Collection entries

---+---

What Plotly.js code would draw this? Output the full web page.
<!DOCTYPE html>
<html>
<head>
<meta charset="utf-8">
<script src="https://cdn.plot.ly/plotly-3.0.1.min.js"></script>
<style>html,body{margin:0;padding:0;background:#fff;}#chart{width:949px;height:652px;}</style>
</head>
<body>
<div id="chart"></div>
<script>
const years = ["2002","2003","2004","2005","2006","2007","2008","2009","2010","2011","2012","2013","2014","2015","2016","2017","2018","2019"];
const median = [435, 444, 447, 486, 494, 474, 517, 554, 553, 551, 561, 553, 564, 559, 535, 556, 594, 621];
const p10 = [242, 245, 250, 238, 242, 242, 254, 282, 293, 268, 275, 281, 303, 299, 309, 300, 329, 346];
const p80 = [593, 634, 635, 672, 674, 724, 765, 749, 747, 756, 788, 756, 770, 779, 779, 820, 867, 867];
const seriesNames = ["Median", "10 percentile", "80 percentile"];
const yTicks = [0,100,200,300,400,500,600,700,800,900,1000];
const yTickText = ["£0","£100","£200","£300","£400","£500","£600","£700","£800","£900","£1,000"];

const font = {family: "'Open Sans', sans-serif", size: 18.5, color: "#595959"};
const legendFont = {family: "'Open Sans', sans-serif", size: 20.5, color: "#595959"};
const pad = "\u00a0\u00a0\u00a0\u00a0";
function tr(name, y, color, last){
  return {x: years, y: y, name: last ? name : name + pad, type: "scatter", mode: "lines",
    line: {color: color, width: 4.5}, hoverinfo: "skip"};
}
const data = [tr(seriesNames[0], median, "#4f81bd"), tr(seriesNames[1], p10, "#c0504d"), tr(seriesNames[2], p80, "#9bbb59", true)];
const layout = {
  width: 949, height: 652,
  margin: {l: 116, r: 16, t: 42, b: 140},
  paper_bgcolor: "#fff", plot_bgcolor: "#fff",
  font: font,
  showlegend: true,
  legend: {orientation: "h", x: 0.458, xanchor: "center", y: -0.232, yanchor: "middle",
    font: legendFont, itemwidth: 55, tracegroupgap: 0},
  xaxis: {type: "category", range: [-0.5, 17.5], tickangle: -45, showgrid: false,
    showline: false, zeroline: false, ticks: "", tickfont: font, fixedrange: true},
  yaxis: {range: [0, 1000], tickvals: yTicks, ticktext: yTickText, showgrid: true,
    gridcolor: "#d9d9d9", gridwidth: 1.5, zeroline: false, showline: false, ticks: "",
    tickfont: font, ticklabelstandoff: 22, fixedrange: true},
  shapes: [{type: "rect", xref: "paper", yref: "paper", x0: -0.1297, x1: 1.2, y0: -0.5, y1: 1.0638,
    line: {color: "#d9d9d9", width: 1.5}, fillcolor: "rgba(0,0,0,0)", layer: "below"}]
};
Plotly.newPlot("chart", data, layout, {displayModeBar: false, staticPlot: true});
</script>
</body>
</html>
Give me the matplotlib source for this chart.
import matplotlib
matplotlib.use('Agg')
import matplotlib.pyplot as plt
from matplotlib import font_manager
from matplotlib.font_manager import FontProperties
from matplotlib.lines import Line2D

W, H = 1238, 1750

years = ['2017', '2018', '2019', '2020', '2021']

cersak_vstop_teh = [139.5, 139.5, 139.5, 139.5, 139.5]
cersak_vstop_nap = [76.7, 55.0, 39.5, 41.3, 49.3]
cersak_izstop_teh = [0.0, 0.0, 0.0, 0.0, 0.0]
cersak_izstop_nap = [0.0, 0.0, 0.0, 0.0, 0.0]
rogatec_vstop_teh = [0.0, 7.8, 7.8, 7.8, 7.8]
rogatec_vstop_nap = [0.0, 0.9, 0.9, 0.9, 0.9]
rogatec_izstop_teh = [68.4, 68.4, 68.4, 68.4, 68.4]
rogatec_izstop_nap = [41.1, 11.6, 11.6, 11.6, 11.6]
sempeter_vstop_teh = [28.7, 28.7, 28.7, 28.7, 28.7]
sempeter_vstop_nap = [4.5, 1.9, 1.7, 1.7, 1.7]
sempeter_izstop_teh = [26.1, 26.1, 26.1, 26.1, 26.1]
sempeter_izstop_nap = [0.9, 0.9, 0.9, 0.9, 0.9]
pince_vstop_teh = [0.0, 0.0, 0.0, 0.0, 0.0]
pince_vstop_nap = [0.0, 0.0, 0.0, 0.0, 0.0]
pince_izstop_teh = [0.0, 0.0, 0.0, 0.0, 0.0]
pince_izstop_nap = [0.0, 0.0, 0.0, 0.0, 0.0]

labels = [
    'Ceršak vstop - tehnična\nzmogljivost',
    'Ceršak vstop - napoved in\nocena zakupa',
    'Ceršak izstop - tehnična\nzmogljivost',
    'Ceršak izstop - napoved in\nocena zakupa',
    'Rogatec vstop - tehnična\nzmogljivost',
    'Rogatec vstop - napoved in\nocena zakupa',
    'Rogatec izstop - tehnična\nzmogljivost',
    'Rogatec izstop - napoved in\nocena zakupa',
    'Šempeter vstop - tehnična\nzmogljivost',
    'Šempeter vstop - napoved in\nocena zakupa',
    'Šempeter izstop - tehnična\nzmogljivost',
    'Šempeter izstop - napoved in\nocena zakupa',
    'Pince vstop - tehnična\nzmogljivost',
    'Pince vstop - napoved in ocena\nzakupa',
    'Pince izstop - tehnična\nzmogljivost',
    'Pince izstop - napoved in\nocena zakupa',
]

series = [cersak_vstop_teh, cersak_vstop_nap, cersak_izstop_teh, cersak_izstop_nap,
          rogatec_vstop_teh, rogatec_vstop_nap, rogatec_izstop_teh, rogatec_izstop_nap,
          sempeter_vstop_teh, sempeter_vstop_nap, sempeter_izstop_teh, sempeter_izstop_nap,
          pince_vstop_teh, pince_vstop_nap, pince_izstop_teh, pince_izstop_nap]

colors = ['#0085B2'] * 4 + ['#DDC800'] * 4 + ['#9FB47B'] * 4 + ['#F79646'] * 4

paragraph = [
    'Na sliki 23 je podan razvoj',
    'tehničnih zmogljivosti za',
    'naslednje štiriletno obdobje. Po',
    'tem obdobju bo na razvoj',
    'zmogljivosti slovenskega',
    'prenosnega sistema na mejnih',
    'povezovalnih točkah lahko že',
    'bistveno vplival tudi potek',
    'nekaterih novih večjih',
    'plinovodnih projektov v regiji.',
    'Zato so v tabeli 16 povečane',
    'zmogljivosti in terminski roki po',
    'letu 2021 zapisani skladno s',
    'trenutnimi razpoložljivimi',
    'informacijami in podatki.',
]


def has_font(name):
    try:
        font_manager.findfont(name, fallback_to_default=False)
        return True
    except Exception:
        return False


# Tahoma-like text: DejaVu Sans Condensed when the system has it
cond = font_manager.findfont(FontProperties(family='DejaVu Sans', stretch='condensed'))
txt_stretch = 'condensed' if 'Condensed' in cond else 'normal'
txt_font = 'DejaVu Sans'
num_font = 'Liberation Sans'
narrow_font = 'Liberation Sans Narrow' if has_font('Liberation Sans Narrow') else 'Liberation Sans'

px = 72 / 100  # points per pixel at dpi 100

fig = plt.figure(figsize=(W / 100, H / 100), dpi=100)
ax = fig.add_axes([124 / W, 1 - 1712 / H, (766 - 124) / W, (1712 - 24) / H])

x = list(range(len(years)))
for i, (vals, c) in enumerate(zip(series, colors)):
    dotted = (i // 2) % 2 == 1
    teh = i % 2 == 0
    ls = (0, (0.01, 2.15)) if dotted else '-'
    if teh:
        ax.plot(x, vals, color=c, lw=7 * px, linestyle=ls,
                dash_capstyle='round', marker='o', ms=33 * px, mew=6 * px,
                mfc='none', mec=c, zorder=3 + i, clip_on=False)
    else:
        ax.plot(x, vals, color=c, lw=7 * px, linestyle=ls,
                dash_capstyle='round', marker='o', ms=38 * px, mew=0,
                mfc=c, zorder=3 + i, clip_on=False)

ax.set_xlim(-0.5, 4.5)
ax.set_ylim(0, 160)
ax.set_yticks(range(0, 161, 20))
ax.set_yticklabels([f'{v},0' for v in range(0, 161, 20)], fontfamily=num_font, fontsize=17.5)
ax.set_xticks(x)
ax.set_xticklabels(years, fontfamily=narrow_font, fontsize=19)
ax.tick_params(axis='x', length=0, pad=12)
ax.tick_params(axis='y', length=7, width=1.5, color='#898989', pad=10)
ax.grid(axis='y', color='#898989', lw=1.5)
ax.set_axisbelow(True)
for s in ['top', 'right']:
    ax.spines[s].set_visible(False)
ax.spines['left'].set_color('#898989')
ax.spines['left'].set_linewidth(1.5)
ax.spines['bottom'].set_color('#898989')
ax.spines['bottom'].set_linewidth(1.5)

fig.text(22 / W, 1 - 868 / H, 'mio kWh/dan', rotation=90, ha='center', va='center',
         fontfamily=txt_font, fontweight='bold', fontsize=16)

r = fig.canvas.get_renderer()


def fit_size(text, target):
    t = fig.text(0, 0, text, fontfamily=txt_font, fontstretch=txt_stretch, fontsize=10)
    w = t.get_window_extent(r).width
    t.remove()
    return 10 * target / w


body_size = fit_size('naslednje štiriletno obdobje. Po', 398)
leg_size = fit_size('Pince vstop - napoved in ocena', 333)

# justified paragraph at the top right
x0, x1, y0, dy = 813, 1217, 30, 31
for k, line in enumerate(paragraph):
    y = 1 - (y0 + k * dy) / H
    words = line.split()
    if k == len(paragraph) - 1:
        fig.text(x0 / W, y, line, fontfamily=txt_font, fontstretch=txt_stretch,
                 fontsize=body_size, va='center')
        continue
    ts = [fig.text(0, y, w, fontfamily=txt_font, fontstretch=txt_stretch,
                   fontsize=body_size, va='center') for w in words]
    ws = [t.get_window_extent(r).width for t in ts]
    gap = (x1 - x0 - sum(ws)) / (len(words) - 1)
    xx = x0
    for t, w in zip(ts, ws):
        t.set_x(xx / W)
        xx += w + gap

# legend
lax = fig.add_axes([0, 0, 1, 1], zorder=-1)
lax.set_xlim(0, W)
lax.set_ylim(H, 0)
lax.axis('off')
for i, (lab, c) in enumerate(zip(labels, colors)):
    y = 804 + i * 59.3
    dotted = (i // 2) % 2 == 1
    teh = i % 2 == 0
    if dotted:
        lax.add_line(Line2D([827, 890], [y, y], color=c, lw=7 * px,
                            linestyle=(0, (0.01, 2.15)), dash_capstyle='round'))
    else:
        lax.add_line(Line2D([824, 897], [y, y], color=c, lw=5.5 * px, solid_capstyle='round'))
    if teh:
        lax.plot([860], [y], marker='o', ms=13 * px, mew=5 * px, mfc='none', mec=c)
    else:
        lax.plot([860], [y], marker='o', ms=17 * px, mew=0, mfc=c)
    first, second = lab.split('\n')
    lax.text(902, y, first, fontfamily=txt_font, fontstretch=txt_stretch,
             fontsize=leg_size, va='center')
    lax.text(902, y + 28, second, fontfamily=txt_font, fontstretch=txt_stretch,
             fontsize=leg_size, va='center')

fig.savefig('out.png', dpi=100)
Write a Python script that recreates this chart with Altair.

---+---

EXERCISE DETAILS: Each line in the listing above that contains "this" should be copied.

SOLUTION TO THE PROBLEM:
What Plotly.js code would draw this? Output the full web page.
Give me the matplotlib source for this chart.
Write a Python script that recreates this chart with Altair.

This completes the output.